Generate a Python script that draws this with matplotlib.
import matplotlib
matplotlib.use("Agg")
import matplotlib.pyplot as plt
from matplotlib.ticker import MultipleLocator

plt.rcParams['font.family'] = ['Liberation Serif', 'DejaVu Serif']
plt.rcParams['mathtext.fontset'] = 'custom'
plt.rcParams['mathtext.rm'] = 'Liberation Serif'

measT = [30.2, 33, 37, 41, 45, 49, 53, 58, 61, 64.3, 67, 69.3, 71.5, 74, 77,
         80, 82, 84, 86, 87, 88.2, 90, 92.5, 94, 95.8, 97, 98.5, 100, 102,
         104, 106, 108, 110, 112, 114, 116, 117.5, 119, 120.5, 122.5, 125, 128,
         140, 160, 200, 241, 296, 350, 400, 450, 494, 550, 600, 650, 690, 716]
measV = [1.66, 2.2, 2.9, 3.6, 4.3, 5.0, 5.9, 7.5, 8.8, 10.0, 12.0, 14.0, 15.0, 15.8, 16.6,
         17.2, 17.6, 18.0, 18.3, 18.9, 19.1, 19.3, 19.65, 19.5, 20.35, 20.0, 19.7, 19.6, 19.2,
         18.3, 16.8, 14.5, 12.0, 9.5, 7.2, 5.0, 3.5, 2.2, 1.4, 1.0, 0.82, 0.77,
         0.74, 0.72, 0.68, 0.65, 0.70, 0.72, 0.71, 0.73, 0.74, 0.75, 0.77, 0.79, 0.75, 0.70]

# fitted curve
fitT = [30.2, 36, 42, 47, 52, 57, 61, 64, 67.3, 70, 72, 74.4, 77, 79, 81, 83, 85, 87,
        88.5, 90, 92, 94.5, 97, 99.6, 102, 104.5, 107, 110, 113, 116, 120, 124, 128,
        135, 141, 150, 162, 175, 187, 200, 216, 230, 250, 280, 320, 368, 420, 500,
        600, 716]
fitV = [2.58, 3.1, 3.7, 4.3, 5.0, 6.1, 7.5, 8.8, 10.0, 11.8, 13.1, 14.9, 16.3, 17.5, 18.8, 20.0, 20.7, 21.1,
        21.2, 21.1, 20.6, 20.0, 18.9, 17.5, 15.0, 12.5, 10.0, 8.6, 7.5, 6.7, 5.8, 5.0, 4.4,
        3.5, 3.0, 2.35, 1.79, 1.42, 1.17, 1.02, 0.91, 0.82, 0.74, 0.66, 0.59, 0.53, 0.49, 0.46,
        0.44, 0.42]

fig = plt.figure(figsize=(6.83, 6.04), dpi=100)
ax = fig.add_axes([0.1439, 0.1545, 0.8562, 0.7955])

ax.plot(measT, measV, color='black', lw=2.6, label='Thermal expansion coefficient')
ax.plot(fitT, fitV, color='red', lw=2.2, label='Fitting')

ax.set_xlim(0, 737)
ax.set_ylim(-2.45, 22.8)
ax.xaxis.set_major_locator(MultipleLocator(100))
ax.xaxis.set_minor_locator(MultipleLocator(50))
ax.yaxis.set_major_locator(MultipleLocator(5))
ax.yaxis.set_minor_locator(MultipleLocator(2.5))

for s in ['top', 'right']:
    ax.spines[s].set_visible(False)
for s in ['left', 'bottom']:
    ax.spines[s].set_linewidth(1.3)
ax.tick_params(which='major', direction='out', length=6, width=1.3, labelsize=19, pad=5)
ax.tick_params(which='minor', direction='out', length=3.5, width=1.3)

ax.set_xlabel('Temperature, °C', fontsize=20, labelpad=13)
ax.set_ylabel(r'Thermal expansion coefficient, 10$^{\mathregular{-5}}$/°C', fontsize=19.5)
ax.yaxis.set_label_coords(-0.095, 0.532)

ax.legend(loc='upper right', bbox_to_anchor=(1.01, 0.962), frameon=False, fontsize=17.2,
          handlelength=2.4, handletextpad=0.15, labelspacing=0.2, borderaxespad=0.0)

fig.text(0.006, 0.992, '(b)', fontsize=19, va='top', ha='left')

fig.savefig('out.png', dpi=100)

- - - - -

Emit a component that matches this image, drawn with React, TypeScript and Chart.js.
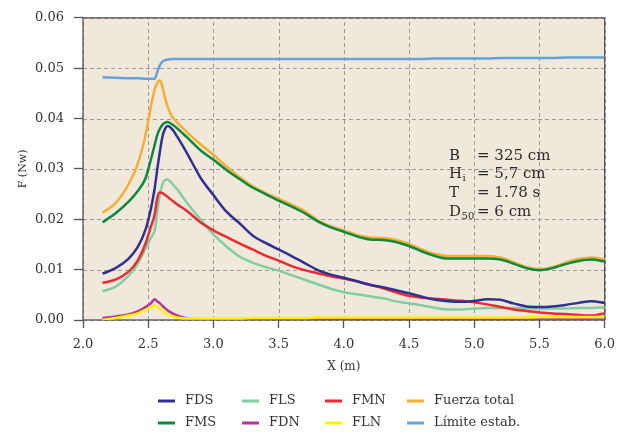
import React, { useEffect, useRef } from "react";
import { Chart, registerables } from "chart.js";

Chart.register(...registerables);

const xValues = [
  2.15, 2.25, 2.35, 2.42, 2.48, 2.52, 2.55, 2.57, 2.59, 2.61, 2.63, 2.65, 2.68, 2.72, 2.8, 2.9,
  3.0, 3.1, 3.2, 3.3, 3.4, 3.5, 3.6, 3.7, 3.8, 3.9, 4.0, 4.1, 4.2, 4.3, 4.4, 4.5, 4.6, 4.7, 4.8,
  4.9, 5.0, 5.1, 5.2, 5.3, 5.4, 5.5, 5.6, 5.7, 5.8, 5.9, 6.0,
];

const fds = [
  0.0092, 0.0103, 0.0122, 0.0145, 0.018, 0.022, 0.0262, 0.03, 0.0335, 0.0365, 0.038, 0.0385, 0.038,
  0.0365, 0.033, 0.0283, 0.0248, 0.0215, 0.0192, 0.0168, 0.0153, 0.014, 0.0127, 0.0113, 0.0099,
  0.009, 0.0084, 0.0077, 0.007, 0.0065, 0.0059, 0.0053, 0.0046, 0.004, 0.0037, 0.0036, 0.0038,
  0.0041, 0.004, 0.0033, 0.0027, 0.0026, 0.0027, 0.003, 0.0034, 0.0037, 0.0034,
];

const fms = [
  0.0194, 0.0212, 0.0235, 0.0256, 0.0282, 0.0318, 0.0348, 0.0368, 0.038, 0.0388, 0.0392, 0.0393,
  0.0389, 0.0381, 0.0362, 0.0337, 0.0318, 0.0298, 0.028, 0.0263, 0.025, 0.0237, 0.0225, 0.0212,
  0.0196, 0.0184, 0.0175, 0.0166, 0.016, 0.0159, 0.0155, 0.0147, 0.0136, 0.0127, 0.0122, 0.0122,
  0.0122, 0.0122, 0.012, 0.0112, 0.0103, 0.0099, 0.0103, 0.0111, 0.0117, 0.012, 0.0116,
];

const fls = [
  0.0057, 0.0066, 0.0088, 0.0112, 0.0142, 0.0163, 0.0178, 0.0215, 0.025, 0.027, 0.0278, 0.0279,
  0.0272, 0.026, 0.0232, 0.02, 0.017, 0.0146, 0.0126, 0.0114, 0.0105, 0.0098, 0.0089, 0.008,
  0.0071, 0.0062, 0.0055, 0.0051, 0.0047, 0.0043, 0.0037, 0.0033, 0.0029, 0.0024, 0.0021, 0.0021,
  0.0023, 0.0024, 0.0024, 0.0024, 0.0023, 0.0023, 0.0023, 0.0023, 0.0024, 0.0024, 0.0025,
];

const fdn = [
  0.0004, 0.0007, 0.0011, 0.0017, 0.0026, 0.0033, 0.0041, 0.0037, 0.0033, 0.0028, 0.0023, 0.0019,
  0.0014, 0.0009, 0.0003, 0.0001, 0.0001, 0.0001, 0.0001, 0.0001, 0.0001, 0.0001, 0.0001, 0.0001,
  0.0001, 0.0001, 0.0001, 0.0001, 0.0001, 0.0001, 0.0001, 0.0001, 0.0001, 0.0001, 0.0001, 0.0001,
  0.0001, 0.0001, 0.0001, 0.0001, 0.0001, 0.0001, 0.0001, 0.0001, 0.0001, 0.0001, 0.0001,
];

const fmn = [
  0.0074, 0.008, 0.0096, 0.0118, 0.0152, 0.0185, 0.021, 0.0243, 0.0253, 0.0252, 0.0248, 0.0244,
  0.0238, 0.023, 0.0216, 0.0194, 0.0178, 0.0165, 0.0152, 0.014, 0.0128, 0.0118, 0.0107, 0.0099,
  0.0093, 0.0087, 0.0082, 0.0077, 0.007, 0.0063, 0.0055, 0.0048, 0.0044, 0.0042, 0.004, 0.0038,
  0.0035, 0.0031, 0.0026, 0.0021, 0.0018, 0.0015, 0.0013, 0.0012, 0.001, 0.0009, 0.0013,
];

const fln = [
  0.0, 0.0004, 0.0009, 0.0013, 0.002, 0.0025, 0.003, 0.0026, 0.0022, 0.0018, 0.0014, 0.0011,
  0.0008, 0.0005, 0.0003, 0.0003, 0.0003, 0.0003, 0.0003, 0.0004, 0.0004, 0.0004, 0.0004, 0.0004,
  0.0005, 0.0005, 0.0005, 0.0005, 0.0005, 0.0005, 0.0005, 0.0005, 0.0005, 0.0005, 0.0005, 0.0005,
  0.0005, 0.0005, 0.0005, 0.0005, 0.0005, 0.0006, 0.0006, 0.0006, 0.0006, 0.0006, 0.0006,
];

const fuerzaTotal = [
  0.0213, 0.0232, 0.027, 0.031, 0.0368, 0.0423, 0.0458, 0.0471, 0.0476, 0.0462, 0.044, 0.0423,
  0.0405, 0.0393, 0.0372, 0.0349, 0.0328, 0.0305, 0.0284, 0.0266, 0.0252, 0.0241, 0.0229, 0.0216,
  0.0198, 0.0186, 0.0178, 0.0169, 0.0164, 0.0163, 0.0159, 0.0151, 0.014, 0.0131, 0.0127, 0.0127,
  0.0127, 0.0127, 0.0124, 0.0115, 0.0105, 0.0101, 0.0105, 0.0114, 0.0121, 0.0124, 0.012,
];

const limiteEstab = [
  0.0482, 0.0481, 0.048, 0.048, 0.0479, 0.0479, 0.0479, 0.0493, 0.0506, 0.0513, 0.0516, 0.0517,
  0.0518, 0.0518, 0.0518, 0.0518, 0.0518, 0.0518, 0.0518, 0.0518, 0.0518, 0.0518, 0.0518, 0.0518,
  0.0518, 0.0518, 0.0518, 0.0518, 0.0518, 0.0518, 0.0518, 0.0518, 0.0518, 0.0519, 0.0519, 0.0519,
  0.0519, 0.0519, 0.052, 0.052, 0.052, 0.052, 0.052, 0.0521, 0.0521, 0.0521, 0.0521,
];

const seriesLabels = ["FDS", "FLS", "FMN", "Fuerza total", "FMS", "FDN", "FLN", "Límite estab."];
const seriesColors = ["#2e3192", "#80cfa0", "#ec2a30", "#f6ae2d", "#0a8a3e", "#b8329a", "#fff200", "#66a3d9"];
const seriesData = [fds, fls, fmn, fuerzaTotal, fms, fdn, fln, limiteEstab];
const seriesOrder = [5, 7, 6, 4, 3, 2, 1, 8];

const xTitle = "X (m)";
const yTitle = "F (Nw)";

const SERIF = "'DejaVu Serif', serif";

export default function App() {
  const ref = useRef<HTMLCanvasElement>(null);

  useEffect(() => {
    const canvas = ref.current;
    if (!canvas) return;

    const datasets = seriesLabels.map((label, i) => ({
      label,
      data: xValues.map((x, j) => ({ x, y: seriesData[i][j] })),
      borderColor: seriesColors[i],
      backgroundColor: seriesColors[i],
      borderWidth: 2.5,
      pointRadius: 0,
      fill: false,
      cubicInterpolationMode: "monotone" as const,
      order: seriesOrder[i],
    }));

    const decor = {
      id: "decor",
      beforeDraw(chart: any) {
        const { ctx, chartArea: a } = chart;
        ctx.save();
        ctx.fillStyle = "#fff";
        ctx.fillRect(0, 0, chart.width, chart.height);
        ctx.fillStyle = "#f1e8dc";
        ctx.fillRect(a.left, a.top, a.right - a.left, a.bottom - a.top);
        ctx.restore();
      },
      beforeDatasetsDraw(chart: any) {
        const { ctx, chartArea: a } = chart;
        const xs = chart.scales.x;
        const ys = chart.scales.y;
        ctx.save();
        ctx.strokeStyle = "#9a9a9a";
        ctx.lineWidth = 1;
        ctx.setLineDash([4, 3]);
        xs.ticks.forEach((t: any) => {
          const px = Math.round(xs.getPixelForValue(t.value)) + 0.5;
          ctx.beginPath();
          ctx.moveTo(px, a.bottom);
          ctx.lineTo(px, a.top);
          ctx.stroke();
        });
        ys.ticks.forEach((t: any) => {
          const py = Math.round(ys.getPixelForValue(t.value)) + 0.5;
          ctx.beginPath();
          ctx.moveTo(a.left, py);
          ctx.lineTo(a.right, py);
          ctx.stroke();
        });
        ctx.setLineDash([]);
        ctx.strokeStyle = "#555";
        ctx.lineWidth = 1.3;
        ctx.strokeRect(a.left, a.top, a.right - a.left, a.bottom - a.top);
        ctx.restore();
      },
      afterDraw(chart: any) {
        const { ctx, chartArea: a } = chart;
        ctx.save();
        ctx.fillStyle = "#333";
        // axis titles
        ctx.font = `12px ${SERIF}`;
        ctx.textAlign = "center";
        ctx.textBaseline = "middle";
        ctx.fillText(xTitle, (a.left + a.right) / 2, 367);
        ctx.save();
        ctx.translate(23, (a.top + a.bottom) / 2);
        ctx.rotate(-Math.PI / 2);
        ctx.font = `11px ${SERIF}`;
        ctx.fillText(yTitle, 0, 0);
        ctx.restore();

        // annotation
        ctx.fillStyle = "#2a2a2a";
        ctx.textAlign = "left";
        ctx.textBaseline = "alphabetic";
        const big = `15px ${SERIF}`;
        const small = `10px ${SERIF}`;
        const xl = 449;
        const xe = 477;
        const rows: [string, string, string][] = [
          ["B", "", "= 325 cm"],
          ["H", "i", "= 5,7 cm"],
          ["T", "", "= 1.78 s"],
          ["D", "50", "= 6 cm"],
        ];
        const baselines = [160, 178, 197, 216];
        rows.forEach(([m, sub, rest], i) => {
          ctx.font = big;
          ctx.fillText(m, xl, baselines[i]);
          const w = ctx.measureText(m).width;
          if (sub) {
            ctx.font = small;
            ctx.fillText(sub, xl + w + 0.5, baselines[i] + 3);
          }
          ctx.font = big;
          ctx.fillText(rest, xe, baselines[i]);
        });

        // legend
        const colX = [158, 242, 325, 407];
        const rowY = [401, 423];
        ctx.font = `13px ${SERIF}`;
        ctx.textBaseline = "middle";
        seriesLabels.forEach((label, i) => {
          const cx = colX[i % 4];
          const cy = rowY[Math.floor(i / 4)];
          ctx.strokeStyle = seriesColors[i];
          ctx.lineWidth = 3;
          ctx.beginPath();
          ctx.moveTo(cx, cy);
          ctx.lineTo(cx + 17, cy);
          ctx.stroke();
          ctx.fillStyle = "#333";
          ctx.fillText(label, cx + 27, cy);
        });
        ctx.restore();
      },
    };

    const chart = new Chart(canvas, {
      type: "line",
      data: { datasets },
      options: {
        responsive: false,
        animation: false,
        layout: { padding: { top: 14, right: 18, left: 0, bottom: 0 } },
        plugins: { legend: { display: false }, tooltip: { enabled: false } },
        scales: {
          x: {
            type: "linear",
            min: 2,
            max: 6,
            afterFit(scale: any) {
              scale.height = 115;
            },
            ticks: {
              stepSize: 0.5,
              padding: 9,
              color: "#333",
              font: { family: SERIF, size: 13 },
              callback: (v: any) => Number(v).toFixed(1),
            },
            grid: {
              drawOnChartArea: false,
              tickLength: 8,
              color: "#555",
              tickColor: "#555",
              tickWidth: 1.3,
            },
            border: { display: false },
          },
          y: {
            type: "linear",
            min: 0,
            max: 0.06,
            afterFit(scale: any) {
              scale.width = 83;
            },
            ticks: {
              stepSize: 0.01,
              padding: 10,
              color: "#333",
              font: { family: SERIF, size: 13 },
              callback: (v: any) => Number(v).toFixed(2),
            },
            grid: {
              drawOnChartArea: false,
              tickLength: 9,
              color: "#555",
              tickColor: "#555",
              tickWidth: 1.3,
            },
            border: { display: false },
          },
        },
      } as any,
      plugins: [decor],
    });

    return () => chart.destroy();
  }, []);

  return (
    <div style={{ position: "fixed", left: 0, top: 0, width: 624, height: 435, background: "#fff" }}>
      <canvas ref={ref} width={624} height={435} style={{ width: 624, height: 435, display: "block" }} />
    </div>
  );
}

- - - - -

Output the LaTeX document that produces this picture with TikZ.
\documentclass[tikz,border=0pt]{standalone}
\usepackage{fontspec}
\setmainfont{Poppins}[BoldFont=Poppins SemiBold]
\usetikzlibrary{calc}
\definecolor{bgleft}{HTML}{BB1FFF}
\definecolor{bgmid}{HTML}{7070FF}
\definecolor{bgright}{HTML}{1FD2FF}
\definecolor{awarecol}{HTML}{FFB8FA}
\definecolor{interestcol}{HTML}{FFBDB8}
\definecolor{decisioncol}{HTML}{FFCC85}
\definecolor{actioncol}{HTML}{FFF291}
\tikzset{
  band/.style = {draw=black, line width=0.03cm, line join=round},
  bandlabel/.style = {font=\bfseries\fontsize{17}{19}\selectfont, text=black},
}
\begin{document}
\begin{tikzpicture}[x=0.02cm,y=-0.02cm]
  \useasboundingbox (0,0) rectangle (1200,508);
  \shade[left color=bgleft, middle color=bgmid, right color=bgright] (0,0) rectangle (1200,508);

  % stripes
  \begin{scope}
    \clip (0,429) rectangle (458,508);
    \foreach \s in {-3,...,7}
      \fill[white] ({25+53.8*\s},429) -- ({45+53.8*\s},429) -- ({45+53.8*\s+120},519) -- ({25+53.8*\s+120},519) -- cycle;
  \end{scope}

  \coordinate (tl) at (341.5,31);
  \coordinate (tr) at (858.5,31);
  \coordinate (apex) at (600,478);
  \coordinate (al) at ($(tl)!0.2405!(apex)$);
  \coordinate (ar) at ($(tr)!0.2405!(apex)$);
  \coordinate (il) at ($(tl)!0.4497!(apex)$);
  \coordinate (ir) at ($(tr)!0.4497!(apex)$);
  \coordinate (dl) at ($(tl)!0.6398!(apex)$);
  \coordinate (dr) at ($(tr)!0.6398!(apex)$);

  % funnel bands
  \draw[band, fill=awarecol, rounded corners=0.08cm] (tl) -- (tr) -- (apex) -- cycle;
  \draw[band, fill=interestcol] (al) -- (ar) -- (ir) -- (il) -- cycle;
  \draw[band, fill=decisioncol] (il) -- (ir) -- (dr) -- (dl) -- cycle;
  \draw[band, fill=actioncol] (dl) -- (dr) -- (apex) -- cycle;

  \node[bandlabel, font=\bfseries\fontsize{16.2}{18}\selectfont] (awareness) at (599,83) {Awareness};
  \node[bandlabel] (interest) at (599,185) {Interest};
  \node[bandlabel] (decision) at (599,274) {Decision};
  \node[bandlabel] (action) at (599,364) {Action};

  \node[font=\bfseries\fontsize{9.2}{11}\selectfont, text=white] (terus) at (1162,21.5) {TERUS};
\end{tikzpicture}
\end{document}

- - - - -

## Exercise instructions
Using the entries above, extract exactly the lines from the one that contains "Emit a component" through the one that contains "Chart.register(...registerables);". Do not carry over any pictures.

## In response
Emit a component that matches this image, drawn with React, TypeScript and Chart.js.
import React, { useEffect, useRef } from "react";
import { Chart, registerables } from "chart.js";

Chart.register(...registerables);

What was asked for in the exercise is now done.